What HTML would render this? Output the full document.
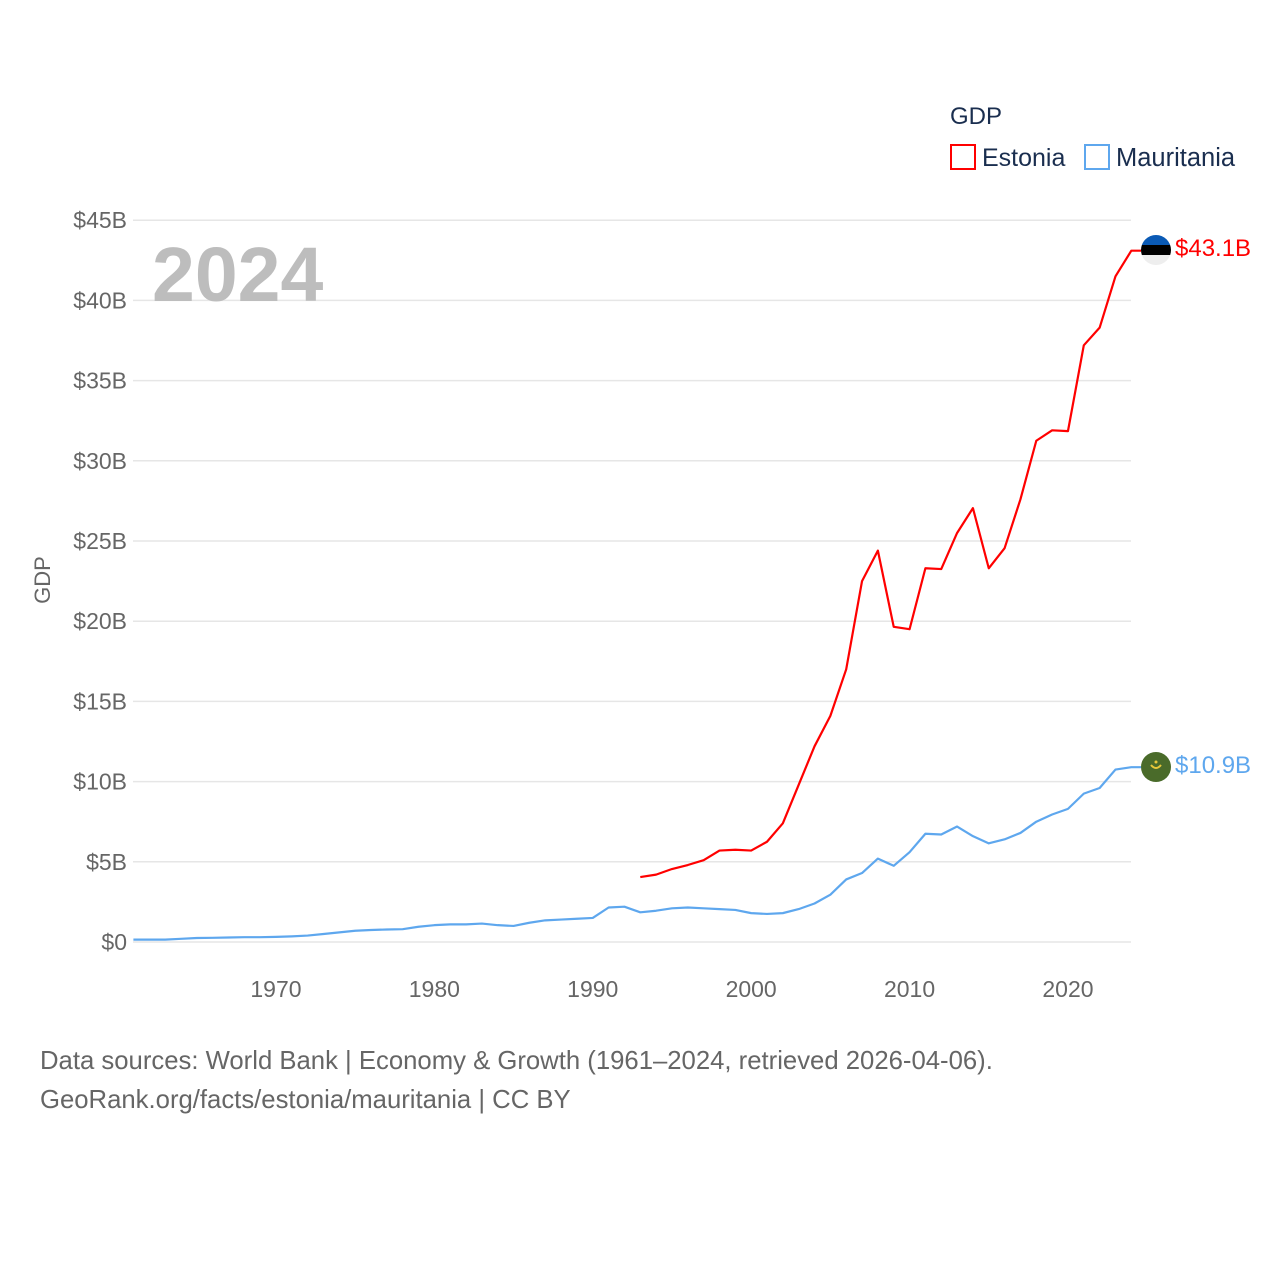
<!DOCTYPE html>
<html><head><meta charset="utf-8"><style>
body{margin:0;background:#fff;font-family:"Liberation Sans",sans-serif}
</style></head><body>
<svg id="chart" width="1280" height="1280" viewBox="0 0 1280 1280" xmlns="http://www.w3.org/2000/svg" font-family="Liberation Sans, sans-serif">
<rect width="1280" height="1280" fill="#fff"/>
<g id="grid"></g>
<g id="yticks"></g>
<g id="xticks"></g>
<text x="152" y="301" font-size="77" font-weight="bold" fill="#bdbdbd">2024</text>
<text transform="translate(50,580) rotate(-90)" text-anchor="middle" font-size="22" fill="#666">GDP</text>
<g id="lines"></g>
<g>
<text x="950" y="124" font-size="24" fill="#1a2e4f">GDP</text>
<g>
<rect x="951" y="145" width="24" height="24" fill="none" stroke="#ff0000" stroke-width="2"/>
<text x="982" y="166" font-size="25" fill="#1a2e4f">Estonia</text></g>
<g>
<rect x="1085" y="145" width="24" height="24" fill="none" stroke="#5ea7ee" stroke-width="2"/>
<text x="1116" y="166" font-size="25.5" fill="#1a2e4f">Mauritania</text></g>
</g>
<g>
<clipPath id="ce"><circle cx="1156" cy="250" r="15"/></clipPath>
<g clip-path="url(#ce)"><rect x="1140" y="234" width="32" height="11" fill="#0a5ab5"/><rect x="1140" y="245" width="32" height="10" fill="#000"/><rect x="1140" y="255" width="32" height="11" fill="#eee"/></g>
</g>
<g>
<circle cx="1156" cy="767" r="15" fill="#4a6b2a"/>
<path d="M1151 765 q5 6 10 0" stroke="#e8c83a" stroke-width="2" fill="none"/>
<circle cx="1156" cy="762" r="1.5" fill="#e8c83a"/>
</g>
<text x="1175" y="256" font-size="24" fill="#ff0000">$43.1B</text>
<text x="1175" y="773" font-size="24" fill="#5ea7ee">$10.9B</text>
<text x="40" y="1069" font-size="25.7" fill="#666">Data sources: World Bank | Economy &amp; Growth (1961–2024, retrieved 2026-04-06).</text>
<text x="40" y="1108" font-size="25.7" fill="#666">GeoRank.org/facts/estonia/mauritania | CC BY</text>
</svg>
<script>
const yTicks=[0,5,10,15,20,25,30,35,40,45];
const yTickLabels=["$0","$5B","$10B","$15B","$20B","$25B","$30B","$35B","$40B","$45B"];
const xTicks=[1970,1980,1990,2000,2010,2020];
const estoniaStart=1993;
const estoniaValues=[4.05,4.2,4.55,4.8,5.1,5.7,5.75,5.7,6.25,7.4,9.8,12.2,14.1,17.0,22.5,24.4,19.65,19.5,23.3,23.25,25.5,27.05,23.3,24.55,27.6,31.25,31.9,31.85,37.2,38.3,41.5,43.1];
const mauritaniaStart=1961;
const mauritaniaValues=[0.15,0.15,0.15,0.2,0.25,0.26,0.28,0.3,0.3,0.32,0.35,0.4,0.5,0.6,0.7,0.75,0.78,0.8,0.95,1.05,1.1,1.1,1.15,1.05,1.0,1.2,1.35,1.4,1.45,1.5,2.15,2.2,1.85,1.95,2.1,2.15,2.1,2.05,2.0,1.8,1.75,1.8,2.05,2.4,2.95,3.9,4.3,5.2,4.75,5.6,6.75,6.7,7.2,6.6,6.15,6.4,6.8,7.5,7.95,8.3,9.25,9.6,10.75,10.9];
const NS="http://www.w3.org/2000/svg";
function x(yr){return 133.4+(yr-1961)*15.84;}
function y(v){return 942-v*16.04;}
const grid=document.getElementById('grid'),yt=document.getElementById('yticks'),xt=document.getElementById('xticks'),lines=document.getElementById('lines');
yTicks.forEach((v,i)=>{
 const l=document.createElementNS(NS,'line');
 
 
 l.setAttribute('x1',133);l.setAttribute('x2',1131);l.setAttribute('y1',y(v));l.setAttribute('y2',y(v));
 l.setAttribute('stroke','#e6e6e6');l.setAttribute('stroke-width','1.5');grid.appendChild(l);
 const t=document.createElementNS(NS,'text');
 
 
 t.setAttribute('x',127);t.setAttribute('y',y(v)+8);t.setAttribute('text-anchor','end');t.setAttribute('font-size','23');t.setAttribute('fill','#666');
 t.textContent=yTickLabels[i];yt.appendChild(t);
});
xTicks.forEach(yr=>{
 const t=document.createElementNS(NS,'text');
 
 
 t.setAttribute('x',x(yr));t.setAttribute('y',997);t.setAttribute('text-anchor','middle');t.setAttribute('font-size','23');t.setAttribute('fill','#666');
 t.textContent=yr;xt.appendChild(t);
});
function draw(vals,start,color,name){
 const pts=vals.map((v,i)=>x(start+i)+','+y(v));
 const last=vals[vals.length-1];
 pts.push('1141,'+y(last));
 const p=document.createElementNS(NS,'polyline');
 
 
 p.setAttribute('points',pts.join(' '));
 p.setAttribute('fill','none');p.setAttribute('stroke',color);p.setAttribute('stroke-width','2.2');p.setAttribute('stroke-linejoin','round');
 lines.appendChild(p);
}
draw(mauritaniaValues,mauritaniaStart,'#5ea7ee','mauritania-line');
draw(estoniaValues,estoniaStart,'#ff0000','estonia-line');
</script>
</body></html>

■ ■ ■ ■

What to do.
Repeat the data above exactly, but not the pictures.

Full response.
What HTML would render this? Output the full document.
<!DOCTYPE html>
<html><head><meta charset="utf-8"><style>
body{margin:0;background:#fff;font-family:"Liberation Sans",sans-serif}
</style></head><body>
<svg id="chart" width="1280" height="1280" viewBox="0 0 1280 1280" xmlns="http://www.w3.org/2000/svg" font-family="Liberation Sans, sans-serif">
<rect width="1280" height="1280" fill="#fff"/>
<g id="grid"></g>
<g id="yticks"></g>
<g id="xticks"></g>
<text x="152" y="301" font-size="77" font-weight="bold" fill="#bdbdbd">2024</text>
<text transform="translate(50,580) rotate(-90)" text-anchor="middle" font-size="22" fill="#666">GDP</text>
<g id="lines"></g>
<g>
<text x="950" y="124" font-size="24" fill="#1a2e4f">GDP</text>
<g>
<rect x="951" y="145" width="24" height="24" fill="none" stroke="#ff0000" stroke-width="2"/>
<text x="982" y="166" font-size="25" fill="#1a2e4f">Estonia</text></g>
<g>
<rect x="1085" y="145" width="24" height="24" fill="none" stroke="#5ea7ee" stroke-width="2"/>
<text x="1116" y="166" font-size="25.5" fill="#1a2e4f">Mauritania</text></g>
</g>
<g>
<clipPath id="ce"><circle cx="1156" cy="250" r="15"/></clipPath>
<g clip-path="url(#ce)"><rect x="1140" y="234" width="32" height="11" fill="#0a5ab5"/><rect x="1140" y="245" width="32" height="10" fill="#000"/><rect x="1140" y="255" width="32" height="11" fill="#eee"/></g>
</g>
<g>
<circle cx="1156" cy="767" r="15" fill="#4a6b2a"/>
<path d="M1151 765 q5 6 10 0" stroke="#e8c83a" stroke-width="2" fill="none"/>
<circle cx="1156" cy="762" r="1.5" fill="#e8c83a"/>
</g>
<text x="1175" y="256" font-size="24" fill="#ff0000">$43.1B</text>
<text x="1175" y="773" font-size="24" fill="#5ea7ee">$10.9B</text>
<text x="40" y="1069" font-size="25.7" fill="#666">Data sources: World Bank | Economy &amp; Growth (1961–2024, retrieved 2026-04-06).</text>
<text x="40" y="1108" font-size="25.7" fill="#666">GeoRank.org/facts/estonia/mauritania | CC BY</text>
</svg>
<script>
const yTicks=[0,5,10,15,20,25,30,35,40,45];
const yTickLabels=["$0","$5B","$10B","$15B","$20B","$25B","$30B","$35B","$40B","$45B"];
const xTicks=[1970,1980,1990,2000,2010,2020];
const estoniaStart=1993;
const estoniaValues=[4.05,4.2,4.55,4.8,5.1,5.7,5.75,5.7,6.25,7.4,9.8,12.2,14.1,17.0,22.5,24.4,19.65,19.5,23.3,23.25,25.5,27.05,23.3,24.55,27.6,31.25,31.9,31.85,37.2,38.3,41.5,43.1];
const mauritaniaStart=1961;
const mauritaniaValues=[0.15,0.15,0.15,0.2,0.25,0.26,0.28,0.3,0.3,0.32,0.35,0.4,0.5,0.6,0.7,0.75,0.78,0.8,0.95,1.05,1.1,1.1,1.15,1.05,1.0,1.2,1.35,1.4,1.45,1.5,2.15,2.2,1.85,1.95,2.1,2.15,2.1,2.05,2.0,1.8,1.75,1.8,2.05,2.4,2.95,3.9,4.3,5.2,4.75,5.6,6.75,6.7,7.2,6.6,6.15,6.4,6.8,7.5,7.95,8.3,9.25,9.6,10.75,10.9];
const NS="http://www.w3.org/2000/svg";
function x(yr){return 133.4+(yr-1961)*15.84;}
function y(v){return 942-v*16.04;}
const grid=document.getElementById('grid'),yt=document.getElementById('yticks'),xt=document.getElementById('xticks'),lines=document.getElementById('lines');
yTicks.forEach((v,i)=>{
 const l=document.createElementNS(NS,'line');
 
 
 l.setAttribute('x1',133);l.setAttribute('x2',1131);l.setAttribute('y1',y(v));l.setAttribute('y2',y(v));
 l.setAttribute('stroke','#e6e6e6');l.setAttribute('stroke-width','1.5');grid.appendChild(l);
 const t=document.createElementNS(NS,'text');
 
 
 t.setAttribute('x',127);t.setAttribute('y',y(v)+8);t.setAttribute('text-anchor','end');t.setAttribute('font-size','23');t.setAttribute('fill','#666');
 t.textContent=yTickLabels[i];yt.appendChild(t);
});
xTicks.forEach(yr=>{
 const t=document.createElementNS(NS,'text');
 
 
 t.setAttribute('x',x(yr));t.setAttribute('y',997);t.setAttribute('text-anchor','middle');t.setAttribute('font-size','23');t.setAttribute('fill','#666');
 t.textContent=yr;xt.appendChild(t);
});
function draw(vals,start,color,name){
 const pts=vals.map((v,i)=>x(start+i)+','+y(v));
 const last=vals[vals.length-1];
 pts.push('1141,'+y(last));
 const p=document.createElementNS(NS,'polyline');
 
 
 p.setAttribute('points',pts.join(' '));
 p.setAttribute('fill','none');p.setAttribute('stroke',color);p.setAttribute('stroke-width','2.2');p.setAttribute('stroke-linejoin','round');
 lines.appendChild(p);
}
draw(mauritaniaValues,mauritaniaStart,'#5ea7ee','mauritania-line');
draw(estoniaValues,estoniaStart,'#ff0000','estonia-line');
</script>
</body></html>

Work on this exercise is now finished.